経験例22 統合失調症の疑いのある20代 女性 【 自律神経失調症の治し方 】

発病の経過と症状

高校の受験勉強をしているときから、状態が悪くなってきた。強迫観念が強くなり、泣きながら勉強するようになった。相談を受けたときには、強迫観念が強く、包丁を見るとこれで人を刺すんではなかろうかとか、自分の悪口を言っているような気がするとか、外に出るときには火の始末をしたかどうかを何回も確かめてしまうために外で出れないないなどの症状のほかに、「人に会いたくない、強い偏頭痛、イライラ、ヒステリックになる、過食症,抑鬱感、腹がはる」などの症状が出ていた。当然、引きこもり状態だった。
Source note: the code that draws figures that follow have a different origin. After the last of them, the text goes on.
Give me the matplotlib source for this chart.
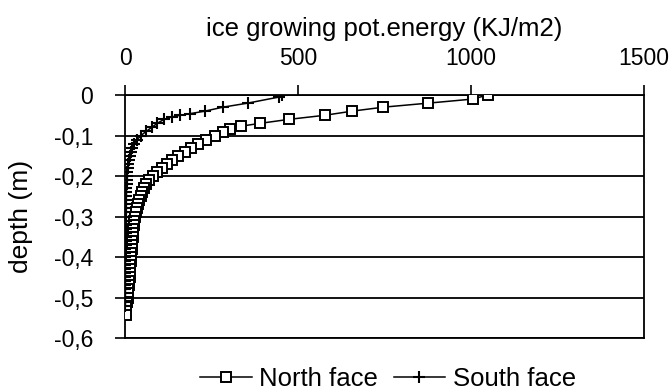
import matplotlib
matplotlib.use("Agg")
import matplotlib.pyplot as plt
from matplotlib.ticker import FuncFormatter

plt.rcParams["font.family"] = ["Liberation Sans", "DejaVu Sans"]

# ice growing potential energy (KJ/m2) against depth (m)
north_depth = [0.0, -0.01, -0.02, -0.03, -0.04, -0.05, -0.06, -0.07, -0.077,
               -0.085, -0.092, -0.10, -0.11, -0.12, -0.13, -0.14, -0.15, -0.16,
               -0.17, -0.18, -0.19, -0.20, -0.21, -0.22, -0.23, -0.24, -0.25,
               -0.26, -0.27, -0.28, -0.29, -0.30, -0.31, -0.32, -0.33, -0.34,
               -0.35, -0.36, -0.37, -0.38, -0.39, -0.40, -0.41, -0.42, -0.43,
               -0.44, -0.45, -0.46, -0.47, -0.48, -0.49, -0.50, -0.51, -0.522,
               -0.544]
north_energy = [1048, 1005, 877, 747, 655, 578, 475, 390, 335,
                303, 282, 260, 235, 212, 192, 172, 154, 136,
                121, 107, 93, 81, 70, 62, 55, 50, 45,
                41, 37, 34, 31, 29, 27, 26, 24, 23,
                22, 21, 20, 19, 18, 17, 16, 15, 14,
                13, 13, 12, 11, 10, 10, 9, 7, 3,
                2]

south_depth = [0.0, -0.005, -0.02, -0.03, -0.04, -0.046, -0.05, -0.054, -0.06,
               -0.07, -0.08, -0.09, -0.10, -0.11, -0.12, -0.13, -0.14, -0.15,
               -0.16, -0.17, -0.18, -0.19, -0.20, -0.21, -0.22, -0.23, -0.24,
               -0.25, -0.26, -0.27, -0.28, -0.29, -0.30, -0.31, -0.32, -0.33,
               -0.34, -0.35, -0.36, -0.37, -0.38, -0.39, -0.40, -0.41, -0.42,
               -0.43, -0.44, -0.45, -0.46, -0.47, -0.48, -0.49, -0.50, -0.51,
               -0.52]
south_energy = [455, 445, 355, 283, 230, 188, 160, 135, 113,
                93, 77, 61, 46, 35, 27, 21, 17, 14,
                11, 9, 8, 7, 6, 5, 5, 4, 4,
                4, 3, 3, 3, 3, 3, 2, 2, 2,
                2, 2, 2, 2, 1, 1, 1, 1, 1,
                1, 1, 1, 1, 1, 1, 1, 1, 1,
                1]

x_ticks = [0, 500, 1000, 1500]
y_ticks = [0, -0.1, -0.2, -0.3, -0.4, -0.5, -0.6]

fig = plt.figure(figsize=(6.71, 3.91), dpi=100)
ax = fig.add_axes([0.1863, 0.1355, 0.7735, 0.6215])

ax.plot(north_energy, north_depth, color="black", lw=1.1, marker="s",
        markersize=7.5, markerfacecolor="white", markeredgecolor="black",
        markeredgewidth=1.4, label="North face", zorder=3)
ax.plot(south_energy, south_depth, color="black", lw=1.1, marker="+",
        markersize=9, markeredgewidth=1.5, label="South face", zorder=4)

ax.set_xlim(0, 1500)
ax.set_ylim(-0.6, 0)
ax.set_xticks(x_ticks)
ax.set_yticks(y_ticks)
ax.yaxis.set_major_formatter(
    FuncFormatter(lambda v, p: "0" if abs(v) < 1e-9 else f"{v:.1f}".replace(".", ",")))

ax.xaxis.tick_top()
ax.xaxis.set_label_position("top")
ax.tick_params(axis="x", direction="out", length=7, width=1.2, labelsize=16.5, pad=11)
ax.tick_params(axis="y", direction="out", length=7, width=1.2, labelsize=16.5, pad=16)

ax.set_xlabel("ice growing pot.energy (KJ/m2)", fontsize=18.5, labelpad=8)
ax.set_ylabel("depth (m)", fontsize=19, labelpad=15)

ax.yaxis.grid(True, color="black", lw=1.3)
ax.set_axisbelow(True)
for side in ["left", "right", "top", "bottom"]:
    ax.spines[side].set_linewidth(1.3)

fig.legend(*ax.get_legend_handles_labels(), loc="center",
           bbox_to_anchor=(388 / 671, 1 - 379 / 391), ncol=2, frameon=False,
           fontsize=18.5, handlelength=2.0, handletextpad=0.3, columnspacing=0.6,
           borderpad=0.0, borderaxespad=0.0)

fig.savefig("out.png", dpi=100)
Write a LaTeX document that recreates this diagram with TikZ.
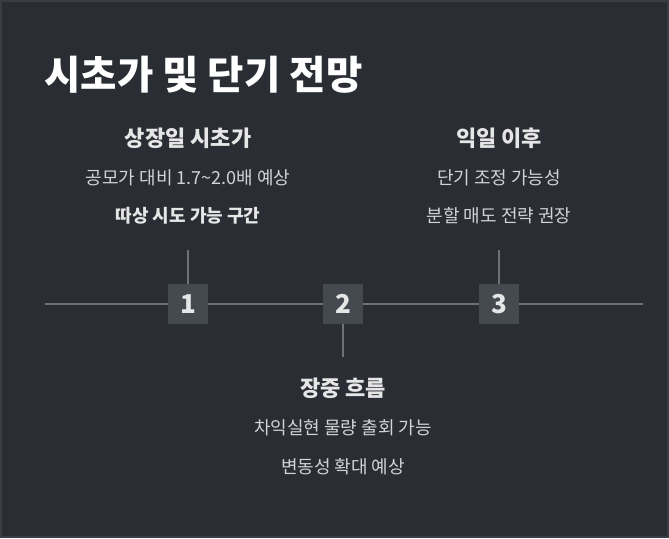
\documentclass[tikz,border=0pt]{standalone}
\usepackage{fontspec}
\setmainfont{Noto Sans CJK KR}
\definecolor{bg}{HTML}{2A2D33}
\definecolor{frame}{HTML}{3A3D44}
\definecolor{axis}{HTML}{6E7177}
\definecolor{boxc}{HTML}{454950}
\definecolor{txt}{HTML}{E6E6E6}
\definecolor{sub}{HTML}{D2D3D5}
\tikzset{x=1pt,y=-1pt,
 head/.style={text=txt,font=\fontsize{22}{26}\selectfont\bfseries},
 body/.style={text=sub,font=\fontsize{18}{22}\selectfont},
 bodyb/.style={text=txt,font=\fontsize{18}{22}\selectfont\bfseries},
 numbox/.style={fill=boxc,minimum size=40pt,inner sep=0pt,text=txt,font=\fontsize{26}{30}\selectfont\bfseries},
 ln/.style={draw=axis,line width=1.3pt}}
\begin{document}
\begin{tikzpicture}
\useasboundingbox (0,0) rectangle (669,538);
\path[fill=bg,draw=frame,line width=2pt] (1,1) rectangle (668,537);
\node[anchor=west,text=white,font=\fontsize{39.5}{44}\selectfont\bfseries] (title) at (41,75) {시초가 및 단기 전망};
\coordinate (L) at (45,304); \coordinate (R) at (643,304);
\draw[ln] (L) -- (R);
\coordinate (t1) at (188,250); \coordinate (t3) at (499,250); \coordinate (t2) at (343,357);
\node[numbox] (n1) at (188,304) {1};
\node[numbox] (n2) at (343,304) {2};
\node[numbox] (n3) at (499,304) {3};
\draw[ln] (t1) -- (n1.north);
\draw[ln] (t3) -- (n3.north);
\draw[ln] (t2) -- (n2.south);
\node[head] (a1) at (188,138) {상장일 시초가};
\node[body] (a2) at (188,178) {공모가 대비 1.7\textasciitilde2.0배 예상};
\node[bodyb] (a3) at (188,216) {따상 시도 가능 구간};
\node[head] (c1) at (499,138) {익일 이후};
\node[body] (c2) at (499,178) {단기 조정 가능성};
\node[body] (c3) at (499,216) {분할 매도 전략 권장};
\node[head] (b1) at (343,388) {장중 흐름};
\node[body] (b2) at (343,428) {차익실현 물량 출회 가능};
\node[body] (b3) at (343,467) {변동성 확대 예상};
\end{tikzpicture}
\end{document}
病院では統合失調症との診断は受けていないが,出してもらっているお薬は精神分裂症の薬が2種類、抗うつ剤が2種類、躁鬱病の薬が2種類その他抗パーキンソン氏病など16種類にも及んでいた。
本人の母親が薬の内容を知って、お医者さんに尋ねると「統合失調症以外にもこうした薬の使い方がある」と言葉を濁された。すでに3年ほど,こうしたお薬を服用中だと言っている。

弁証

・八綱弁証:熱証で虚実挟雑証

・気血弁証:強い気血虚証

・五臓弁証:肝病

・病理的産物弁証:気滞証

・病邪弁証:内傷七情(精神的ストレス)

病名

弁証から強い肝欝化火証である。ただ、生理前になると,緊張症(イライラ、過食)が出てくることから、女性ホルモンの関与していることがわかる。気血両虚で、女性ホルモンの影響の強い肝欝火化証である。

経過

この方は漢方薬を服用し始めてから、かなりの年数が経つ。まだ、完全とは言えない。道半ばである。あれやこれやと言いながら、薄皮をはぐように少しずつ体調が良くなってきている。外に出ることも、父母の仕事の手伝いもでき、最近では毎日友達と遊んでいるとのことである。イライラや過食は今は落ち着いてきている。ただ、本人はまだ一杯辛い症状が出ていると言っている。母親の言では以前からすると見違えるほど良くなってきているのがわかるとのことである。
体調は完璧といえないが、日常的には困ることなく生活している。また、社会とのコンタクトも良く取れている。治療にすごく長い時間がかかっているが、漢方治療を開始する前は、精神科に入院するほど悪かったことを思えば仕方がないのかも知れない。

考察

この方が統合失調症と言う病気であるかどうか定かではない。ただ,もらっている薬を見るとその可能性は高いと言えよう。この方の場合、完全に治ったわけではないから、今後とも追跡していくことは必要である。